Mini versions of mouse reproductive organs have been used to investigate how the most lethal ovarian cancers develop.
Up to 80 percent of ovarian cancer mortalities are caused by high-grade serous ovarian cancer (referred to here as just 'ovarian cancer'), which is usually not diagnosed until a late stage. This means that early development of the cancer is not well characterised.
Researchers at the Hubrecht Institute in Utrecht, the Netherlands, developed tumour progression models from mouse tissue. They used their models to study the origins of ovarian cancer and found two sites that can give rise to tumours, but that one of the sites more readily formed malignancies. Those involved in the research believe this work is important because knowing more about the development and progression of ovarian cancer may help doctors to better recognise ovarian cancer in the future.

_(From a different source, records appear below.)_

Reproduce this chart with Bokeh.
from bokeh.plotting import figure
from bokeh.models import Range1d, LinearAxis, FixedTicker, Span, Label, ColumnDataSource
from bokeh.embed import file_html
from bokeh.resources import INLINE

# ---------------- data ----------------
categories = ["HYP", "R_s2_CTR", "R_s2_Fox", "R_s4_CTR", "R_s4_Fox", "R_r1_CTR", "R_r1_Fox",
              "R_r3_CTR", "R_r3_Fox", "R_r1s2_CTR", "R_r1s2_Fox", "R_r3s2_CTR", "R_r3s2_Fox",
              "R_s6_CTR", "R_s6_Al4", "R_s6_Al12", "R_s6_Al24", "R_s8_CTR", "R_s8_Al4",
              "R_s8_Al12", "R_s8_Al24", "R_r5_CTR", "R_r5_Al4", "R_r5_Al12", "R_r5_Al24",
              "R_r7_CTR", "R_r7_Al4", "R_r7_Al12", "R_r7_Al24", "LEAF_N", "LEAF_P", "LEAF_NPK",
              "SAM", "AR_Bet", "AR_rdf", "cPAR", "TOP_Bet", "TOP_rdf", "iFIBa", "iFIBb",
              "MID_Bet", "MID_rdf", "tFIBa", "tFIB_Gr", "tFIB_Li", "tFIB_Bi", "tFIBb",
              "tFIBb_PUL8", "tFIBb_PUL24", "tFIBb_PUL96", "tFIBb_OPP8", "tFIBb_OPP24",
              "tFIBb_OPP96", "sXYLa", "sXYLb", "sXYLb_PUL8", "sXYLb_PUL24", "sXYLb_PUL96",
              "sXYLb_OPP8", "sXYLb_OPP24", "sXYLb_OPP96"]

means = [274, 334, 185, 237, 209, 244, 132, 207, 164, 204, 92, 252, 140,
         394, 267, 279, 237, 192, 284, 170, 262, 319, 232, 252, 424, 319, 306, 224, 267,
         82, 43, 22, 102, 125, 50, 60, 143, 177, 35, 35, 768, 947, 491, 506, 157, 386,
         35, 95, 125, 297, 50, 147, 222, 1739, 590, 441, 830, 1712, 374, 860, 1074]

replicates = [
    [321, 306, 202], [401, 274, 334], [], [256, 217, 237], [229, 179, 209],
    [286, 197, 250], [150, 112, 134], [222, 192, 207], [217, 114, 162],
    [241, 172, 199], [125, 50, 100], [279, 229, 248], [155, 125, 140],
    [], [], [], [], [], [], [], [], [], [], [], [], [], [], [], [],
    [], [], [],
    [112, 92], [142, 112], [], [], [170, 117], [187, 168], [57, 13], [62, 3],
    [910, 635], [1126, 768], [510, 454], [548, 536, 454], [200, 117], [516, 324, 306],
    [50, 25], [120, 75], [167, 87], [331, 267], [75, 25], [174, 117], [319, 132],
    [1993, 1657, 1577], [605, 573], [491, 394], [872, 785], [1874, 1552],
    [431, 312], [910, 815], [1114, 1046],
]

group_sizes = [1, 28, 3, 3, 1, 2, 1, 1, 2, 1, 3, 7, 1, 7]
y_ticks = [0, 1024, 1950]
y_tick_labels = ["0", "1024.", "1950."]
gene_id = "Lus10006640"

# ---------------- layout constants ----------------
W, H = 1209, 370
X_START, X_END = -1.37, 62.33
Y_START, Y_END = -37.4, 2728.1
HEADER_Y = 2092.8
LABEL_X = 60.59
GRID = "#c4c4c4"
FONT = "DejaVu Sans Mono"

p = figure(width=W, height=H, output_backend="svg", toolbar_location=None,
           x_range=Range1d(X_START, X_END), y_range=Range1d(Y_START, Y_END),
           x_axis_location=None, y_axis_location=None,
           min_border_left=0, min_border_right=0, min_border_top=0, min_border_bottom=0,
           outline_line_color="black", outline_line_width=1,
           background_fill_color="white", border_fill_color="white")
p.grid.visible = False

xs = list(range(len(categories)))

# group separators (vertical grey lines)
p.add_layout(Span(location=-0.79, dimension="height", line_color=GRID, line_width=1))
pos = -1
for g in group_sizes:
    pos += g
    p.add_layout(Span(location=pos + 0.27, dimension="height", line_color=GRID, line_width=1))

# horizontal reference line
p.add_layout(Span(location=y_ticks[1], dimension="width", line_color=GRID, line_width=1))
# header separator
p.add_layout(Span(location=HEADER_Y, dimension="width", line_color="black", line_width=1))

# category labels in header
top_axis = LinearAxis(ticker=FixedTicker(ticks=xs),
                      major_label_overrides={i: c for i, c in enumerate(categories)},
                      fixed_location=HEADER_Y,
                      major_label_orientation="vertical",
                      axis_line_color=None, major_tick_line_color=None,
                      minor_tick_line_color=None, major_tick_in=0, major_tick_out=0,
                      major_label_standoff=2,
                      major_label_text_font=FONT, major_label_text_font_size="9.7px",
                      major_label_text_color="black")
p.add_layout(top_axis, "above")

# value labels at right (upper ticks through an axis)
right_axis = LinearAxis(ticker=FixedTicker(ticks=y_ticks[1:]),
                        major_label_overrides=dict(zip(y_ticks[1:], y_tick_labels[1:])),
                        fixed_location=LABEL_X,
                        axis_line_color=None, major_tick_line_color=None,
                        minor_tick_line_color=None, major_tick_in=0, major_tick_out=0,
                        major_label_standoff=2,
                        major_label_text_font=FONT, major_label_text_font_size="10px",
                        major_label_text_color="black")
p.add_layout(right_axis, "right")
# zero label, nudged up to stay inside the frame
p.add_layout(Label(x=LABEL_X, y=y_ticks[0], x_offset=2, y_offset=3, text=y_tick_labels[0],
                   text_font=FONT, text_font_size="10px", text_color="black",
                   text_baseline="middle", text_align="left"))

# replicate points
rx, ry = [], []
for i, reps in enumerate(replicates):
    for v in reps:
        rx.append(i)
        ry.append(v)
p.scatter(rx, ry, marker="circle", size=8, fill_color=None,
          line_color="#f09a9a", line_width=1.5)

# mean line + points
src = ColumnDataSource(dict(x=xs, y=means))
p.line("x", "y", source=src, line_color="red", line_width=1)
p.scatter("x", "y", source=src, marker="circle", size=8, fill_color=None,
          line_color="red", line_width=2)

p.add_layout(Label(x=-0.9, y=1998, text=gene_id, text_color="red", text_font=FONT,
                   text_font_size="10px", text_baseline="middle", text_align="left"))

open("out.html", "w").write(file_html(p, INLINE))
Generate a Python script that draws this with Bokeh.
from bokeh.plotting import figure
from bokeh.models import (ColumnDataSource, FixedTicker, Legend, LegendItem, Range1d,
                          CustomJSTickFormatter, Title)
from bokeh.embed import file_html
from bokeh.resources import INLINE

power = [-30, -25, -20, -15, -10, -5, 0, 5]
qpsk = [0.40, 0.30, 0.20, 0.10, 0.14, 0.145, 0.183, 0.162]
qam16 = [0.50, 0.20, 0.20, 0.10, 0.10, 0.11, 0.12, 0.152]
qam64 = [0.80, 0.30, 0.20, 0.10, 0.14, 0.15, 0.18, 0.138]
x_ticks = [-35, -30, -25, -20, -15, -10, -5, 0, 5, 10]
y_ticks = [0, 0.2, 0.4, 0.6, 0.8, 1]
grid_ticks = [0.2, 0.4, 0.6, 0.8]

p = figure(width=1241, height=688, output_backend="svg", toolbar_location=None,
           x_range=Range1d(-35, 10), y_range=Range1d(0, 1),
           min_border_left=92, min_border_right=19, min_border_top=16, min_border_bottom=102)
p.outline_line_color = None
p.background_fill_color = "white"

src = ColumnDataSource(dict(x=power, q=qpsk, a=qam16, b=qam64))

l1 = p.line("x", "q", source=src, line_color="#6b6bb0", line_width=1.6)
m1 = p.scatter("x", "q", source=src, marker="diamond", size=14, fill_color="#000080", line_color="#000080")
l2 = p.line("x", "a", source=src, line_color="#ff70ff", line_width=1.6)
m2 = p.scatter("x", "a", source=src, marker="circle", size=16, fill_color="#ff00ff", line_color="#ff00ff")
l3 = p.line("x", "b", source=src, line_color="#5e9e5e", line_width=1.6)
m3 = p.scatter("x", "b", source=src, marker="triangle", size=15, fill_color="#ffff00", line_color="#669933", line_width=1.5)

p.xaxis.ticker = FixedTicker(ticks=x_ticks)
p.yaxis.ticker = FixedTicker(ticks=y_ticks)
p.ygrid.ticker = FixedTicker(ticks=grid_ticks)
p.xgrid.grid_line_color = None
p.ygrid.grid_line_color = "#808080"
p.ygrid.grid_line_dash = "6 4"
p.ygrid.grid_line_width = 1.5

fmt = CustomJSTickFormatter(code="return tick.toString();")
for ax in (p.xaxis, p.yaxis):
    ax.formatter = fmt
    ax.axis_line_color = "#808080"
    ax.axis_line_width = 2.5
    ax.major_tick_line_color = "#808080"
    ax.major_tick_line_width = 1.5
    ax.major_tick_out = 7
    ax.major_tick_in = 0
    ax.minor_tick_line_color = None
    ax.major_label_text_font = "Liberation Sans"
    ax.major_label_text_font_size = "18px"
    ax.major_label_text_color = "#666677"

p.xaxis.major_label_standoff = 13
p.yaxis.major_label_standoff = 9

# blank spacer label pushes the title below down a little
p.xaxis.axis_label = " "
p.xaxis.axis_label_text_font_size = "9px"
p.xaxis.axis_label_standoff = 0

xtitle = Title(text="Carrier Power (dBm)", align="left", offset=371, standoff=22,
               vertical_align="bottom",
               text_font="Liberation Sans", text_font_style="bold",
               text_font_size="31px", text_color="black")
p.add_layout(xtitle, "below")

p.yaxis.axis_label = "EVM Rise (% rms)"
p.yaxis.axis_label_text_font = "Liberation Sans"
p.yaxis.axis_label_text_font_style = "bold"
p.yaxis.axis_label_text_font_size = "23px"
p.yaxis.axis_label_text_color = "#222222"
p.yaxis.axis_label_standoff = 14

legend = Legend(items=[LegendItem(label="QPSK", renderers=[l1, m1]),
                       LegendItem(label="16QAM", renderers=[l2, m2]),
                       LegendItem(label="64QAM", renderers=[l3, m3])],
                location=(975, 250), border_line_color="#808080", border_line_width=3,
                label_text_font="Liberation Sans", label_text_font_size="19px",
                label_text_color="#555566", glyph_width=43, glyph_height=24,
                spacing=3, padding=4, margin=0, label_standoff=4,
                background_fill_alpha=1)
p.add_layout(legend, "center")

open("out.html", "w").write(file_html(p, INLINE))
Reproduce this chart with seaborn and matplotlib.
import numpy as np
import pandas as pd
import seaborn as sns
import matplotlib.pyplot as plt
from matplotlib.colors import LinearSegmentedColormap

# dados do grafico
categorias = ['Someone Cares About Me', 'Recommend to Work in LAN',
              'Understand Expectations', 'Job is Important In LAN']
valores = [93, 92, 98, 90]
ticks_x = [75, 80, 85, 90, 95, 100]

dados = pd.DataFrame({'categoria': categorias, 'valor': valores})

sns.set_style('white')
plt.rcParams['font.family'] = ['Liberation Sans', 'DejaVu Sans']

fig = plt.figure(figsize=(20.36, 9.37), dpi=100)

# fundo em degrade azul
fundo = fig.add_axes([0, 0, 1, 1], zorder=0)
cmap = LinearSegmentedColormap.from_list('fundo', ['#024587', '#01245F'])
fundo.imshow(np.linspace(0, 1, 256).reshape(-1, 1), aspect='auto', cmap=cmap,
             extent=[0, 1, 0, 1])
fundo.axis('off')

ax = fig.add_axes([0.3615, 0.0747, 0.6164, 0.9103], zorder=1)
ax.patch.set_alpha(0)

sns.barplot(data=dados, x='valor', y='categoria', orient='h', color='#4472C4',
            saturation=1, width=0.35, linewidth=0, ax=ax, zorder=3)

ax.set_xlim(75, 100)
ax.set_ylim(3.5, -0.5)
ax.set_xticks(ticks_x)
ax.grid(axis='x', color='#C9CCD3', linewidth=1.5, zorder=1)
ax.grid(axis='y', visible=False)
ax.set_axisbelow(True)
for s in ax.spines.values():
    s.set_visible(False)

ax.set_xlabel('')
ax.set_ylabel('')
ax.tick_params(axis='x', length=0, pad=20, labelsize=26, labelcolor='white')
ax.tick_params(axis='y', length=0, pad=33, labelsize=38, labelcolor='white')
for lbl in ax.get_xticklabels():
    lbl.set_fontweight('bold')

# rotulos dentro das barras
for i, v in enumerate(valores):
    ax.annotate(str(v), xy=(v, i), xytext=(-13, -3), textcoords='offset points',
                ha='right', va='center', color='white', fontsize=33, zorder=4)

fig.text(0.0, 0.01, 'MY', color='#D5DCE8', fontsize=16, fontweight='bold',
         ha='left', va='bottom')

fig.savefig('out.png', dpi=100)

The team grew organoids of the mouse oviducts (equivalent to human fallopian tubes) and ovarian surface epithelium (the outer layer of the ovaries). These organoids are artificially grown 'mini versions' of parts of the mouse reproductive organs. They then used CRISPR/Cas9 genome editing to mutate genes Trp53, Brca1, Nf1 and Pten, which are already known to mutate in ovarian cancer.
After mutation, the organoids were transplanted back into mice, and developed into tumours that were similar to those found in human ovarian cancer. However, tumours were more prone to develop from the oviduct organoids than the ovarian surface epithelium organoids. The oviduct organoids also grew into larger, faster-developing tumours.
The novel method of combining organoids and CRISPR/Cas9 was previously developed by the same group (see BioNews 918), and has recently been used to investigate COVID-19 (see BioNews 1046). Organoids have also been used to study other types of cancer.
The organoid models used in the study, published in Nature Communications, can help scientists to understand how malignancies such as ovarian cancer develop, potentially allowing for earlier treatment, and greater survival rates.